● Source code of charts:
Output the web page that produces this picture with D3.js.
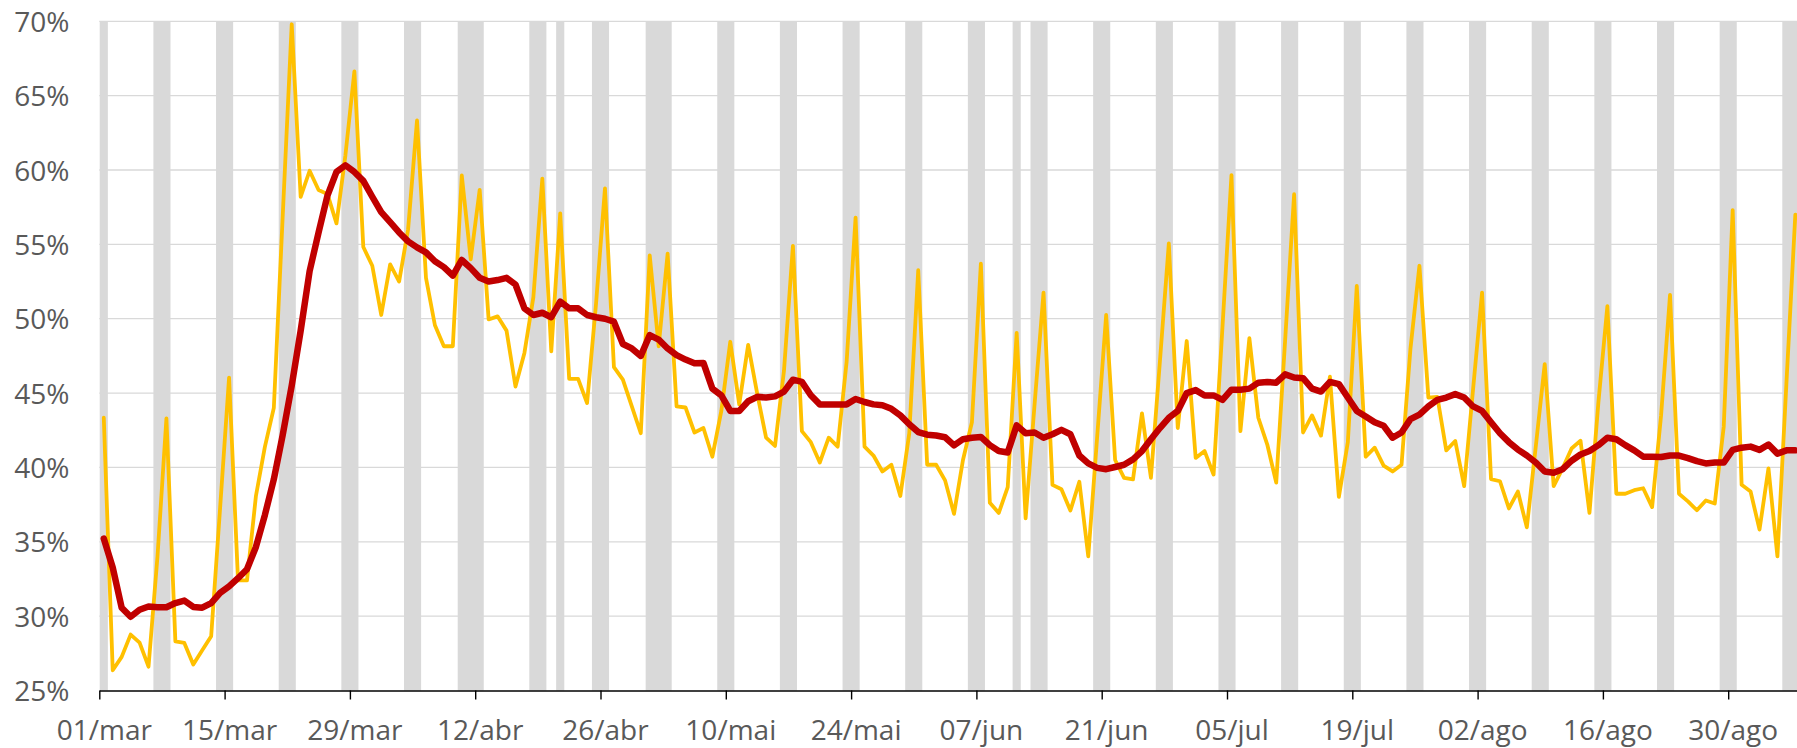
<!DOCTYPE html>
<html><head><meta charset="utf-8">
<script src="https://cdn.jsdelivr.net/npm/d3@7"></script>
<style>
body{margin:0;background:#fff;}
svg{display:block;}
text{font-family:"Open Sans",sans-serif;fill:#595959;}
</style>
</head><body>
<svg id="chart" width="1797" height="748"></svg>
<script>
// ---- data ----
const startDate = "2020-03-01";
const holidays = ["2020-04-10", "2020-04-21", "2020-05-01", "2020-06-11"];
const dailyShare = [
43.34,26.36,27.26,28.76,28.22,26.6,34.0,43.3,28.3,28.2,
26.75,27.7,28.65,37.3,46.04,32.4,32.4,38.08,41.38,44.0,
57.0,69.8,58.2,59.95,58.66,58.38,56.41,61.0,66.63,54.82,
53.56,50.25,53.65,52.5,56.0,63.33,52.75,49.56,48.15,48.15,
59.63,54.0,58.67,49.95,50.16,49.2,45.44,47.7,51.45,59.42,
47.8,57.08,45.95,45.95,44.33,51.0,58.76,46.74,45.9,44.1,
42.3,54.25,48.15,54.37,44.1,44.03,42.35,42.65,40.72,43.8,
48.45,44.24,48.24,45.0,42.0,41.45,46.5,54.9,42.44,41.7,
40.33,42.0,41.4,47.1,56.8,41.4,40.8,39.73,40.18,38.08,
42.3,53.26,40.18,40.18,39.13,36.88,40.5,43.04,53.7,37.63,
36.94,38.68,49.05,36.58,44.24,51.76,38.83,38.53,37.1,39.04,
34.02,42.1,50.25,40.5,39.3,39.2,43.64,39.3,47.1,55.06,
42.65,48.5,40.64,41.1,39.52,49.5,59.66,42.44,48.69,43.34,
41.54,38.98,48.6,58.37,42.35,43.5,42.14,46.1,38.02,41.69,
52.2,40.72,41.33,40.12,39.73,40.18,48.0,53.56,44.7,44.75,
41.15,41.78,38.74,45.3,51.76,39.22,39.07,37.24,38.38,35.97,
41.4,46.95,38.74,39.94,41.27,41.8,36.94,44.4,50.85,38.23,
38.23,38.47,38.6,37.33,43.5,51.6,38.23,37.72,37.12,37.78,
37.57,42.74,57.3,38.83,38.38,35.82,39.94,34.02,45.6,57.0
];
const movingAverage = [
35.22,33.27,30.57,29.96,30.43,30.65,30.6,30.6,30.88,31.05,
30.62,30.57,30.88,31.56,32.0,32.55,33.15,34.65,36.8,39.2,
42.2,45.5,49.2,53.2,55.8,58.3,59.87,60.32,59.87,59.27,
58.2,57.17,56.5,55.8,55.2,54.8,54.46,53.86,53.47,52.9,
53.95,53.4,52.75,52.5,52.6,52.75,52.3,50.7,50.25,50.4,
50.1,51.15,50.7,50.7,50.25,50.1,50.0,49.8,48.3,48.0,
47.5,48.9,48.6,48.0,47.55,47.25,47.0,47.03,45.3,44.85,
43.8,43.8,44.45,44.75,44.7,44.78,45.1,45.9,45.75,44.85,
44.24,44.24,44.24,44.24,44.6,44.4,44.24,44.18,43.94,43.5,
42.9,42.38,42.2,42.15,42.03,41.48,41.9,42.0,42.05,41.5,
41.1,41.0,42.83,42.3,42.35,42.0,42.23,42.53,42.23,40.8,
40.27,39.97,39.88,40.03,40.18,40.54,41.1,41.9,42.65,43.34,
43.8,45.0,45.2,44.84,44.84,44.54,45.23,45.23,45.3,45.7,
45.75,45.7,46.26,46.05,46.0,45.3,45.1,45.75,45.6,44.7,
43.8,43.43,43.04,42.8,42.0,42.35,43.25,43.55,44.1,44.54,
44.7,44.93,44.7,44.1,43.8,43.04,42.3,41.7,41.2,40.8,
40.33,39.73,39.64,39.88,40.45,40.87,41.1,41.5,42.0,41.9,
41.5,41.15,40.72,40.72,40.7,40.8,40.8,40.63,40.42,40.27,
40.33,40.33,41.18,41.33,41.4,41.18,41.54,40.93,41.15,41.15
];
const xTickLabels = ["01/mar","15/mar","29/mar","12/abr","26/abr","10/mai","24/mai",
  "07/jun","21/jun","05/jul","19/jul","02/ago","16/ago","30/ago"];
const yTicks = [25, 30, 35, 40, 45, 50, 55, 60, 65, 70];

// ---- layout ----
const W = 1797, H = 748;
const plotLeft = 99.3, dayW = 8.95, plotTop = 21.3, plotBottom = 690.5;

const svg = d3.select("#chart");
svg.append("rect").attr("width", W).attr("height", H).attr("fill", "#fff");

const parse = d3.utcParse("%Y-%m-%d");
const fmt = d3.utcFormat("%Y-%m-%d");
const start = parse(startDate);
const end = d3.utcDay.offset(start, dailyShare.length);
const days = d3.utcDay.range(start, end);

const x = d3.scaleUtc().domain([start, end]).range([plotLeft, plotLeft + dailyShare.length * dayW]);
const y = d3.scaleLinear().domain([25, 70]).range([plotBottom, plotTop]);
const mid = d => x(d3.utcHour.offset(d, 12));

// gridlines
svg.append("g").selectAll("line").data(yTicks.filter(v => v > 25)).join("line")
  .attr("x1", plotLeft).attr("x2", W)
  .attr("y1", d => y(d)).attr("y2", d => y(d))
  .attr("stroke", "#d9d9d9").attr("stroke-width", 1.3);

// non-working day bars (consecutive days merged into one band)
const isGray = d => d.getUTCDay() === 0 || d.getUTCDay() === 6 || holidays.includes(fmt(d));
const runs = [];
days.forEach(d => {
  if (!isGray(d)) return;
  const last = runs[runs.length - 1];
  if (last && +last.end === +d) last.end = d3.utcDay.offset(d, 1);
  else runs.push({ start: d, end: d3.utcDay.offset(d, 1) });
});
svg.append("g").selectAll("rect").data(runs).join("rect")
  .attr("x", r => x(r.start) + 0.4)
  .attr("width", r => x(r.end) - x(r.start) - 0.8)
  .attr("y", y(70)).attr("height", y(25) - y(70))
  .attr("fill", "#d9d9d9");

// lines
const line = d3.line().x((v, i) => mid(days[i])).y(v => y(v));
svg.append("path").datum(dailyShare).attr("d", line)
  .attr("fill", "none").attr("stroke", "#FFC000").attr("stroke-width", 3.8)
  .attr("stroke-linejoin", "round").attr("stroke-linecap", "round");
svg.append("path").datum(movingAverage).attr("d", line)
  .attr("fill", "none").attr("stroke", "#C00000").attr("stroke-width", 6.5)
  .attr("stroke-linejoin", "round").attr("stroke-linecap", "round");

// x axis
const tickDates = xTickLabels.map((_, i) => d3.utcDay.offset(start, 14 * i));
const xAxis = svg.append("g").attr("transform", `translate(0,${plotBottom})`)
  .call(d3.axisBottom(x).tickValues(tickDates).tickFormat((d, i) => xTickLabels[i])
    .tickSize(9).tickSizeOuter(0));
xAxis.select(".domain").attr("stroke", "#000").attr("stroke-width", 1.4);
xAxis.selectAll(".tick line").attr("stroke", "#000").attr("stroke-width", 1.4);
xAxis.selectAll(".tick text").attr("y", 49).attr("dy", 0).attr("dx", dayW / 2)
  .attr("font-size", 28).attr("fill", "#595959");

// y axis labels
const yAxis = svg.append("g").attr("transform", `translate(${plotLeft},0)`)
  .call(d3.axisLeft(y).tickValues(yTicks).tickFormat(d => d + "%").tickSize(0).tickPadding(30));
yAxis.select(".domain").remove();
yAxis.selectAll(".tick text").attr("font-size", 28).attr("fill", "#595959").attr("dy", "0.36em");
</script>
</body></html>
---
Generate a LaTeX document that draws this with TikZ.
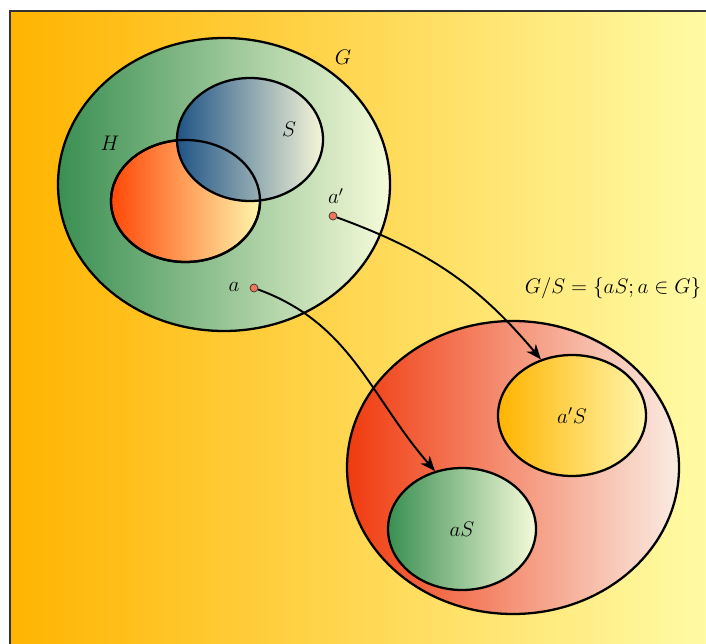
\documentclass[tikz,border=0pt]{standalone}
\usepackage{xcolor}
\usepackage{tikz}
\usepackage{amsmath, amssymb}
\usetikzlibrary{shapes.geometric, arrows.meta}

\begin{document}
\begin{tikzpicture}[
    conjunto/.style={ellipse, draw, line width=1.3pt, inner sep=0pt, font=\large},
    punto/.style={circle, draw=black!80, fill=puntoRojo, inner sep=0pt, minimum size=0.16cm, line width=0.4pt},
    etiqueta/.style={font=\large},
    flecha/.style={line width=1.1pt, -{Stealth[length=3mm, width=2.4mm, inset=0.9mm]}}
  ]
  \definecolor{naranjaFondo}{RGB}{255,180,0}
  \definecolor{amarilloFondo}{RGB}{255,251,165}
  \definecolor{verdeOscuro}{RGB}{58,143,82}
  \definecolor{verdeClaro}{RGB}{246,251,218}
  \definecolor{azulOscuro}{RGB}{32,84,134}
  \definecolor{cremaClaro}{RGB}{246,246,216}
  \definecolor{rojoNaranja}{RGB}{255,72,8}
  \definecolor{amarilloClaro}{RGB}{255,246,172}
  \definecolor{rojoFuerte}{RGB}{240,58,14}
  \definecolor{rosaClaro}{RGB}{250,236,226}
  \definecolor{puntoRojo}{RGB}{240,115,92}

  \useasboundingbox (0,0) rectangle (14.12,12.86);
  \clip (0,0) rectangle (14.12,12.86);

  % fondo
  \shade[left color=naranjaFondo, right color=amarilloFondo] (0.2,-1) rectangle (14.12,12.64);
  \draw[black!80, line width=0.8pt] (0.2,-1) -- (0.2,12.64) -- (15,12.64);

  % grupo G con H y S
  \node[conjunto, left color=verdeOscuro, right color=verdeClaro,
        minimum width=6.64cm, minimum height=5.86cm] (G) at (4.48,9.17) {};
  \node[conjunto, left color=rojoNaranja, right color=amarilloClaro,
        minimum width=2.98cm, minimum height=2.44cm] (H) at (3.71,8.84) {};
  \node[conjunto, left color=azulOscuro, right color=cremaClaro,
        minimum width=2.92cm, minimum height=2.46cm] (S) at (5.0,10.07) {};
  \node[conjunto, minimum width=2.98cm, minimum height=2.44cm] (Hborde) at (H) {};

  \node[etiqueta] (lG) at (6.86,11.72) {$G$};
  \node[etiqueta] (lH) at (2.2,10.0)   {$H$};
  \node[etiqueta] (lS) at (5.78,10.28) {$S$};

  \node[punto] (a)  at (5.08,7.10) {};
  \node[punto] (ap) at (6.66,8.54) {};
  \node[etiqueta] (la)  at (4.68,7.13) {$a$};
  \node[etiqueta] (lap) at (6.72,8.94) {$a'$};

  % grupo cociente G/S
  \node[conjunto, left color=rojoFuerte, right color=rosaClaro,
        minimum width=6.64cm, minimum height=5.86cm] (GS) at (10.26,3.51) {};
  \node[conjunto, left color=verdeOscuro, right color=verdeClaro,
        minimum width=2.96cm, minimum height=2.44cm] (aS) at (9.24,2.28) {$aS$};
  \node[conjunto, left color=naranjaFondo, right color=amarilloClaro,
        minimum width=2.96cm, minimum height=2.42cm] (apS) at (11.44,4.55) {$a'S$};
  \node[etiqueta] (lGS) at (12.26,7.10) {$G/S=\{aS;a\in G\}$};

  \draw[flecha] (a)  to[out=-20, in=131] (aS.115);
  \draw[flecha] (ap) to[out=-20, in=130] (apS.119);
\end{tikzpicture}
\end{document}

● DIRECTIVE: Which lines in the records above contain the string "with"? Copy each one.

● THE OUTPUT:
Output the web page that produces this picture with D3.js.
Generate a LaTeX document that draws this with TikZ.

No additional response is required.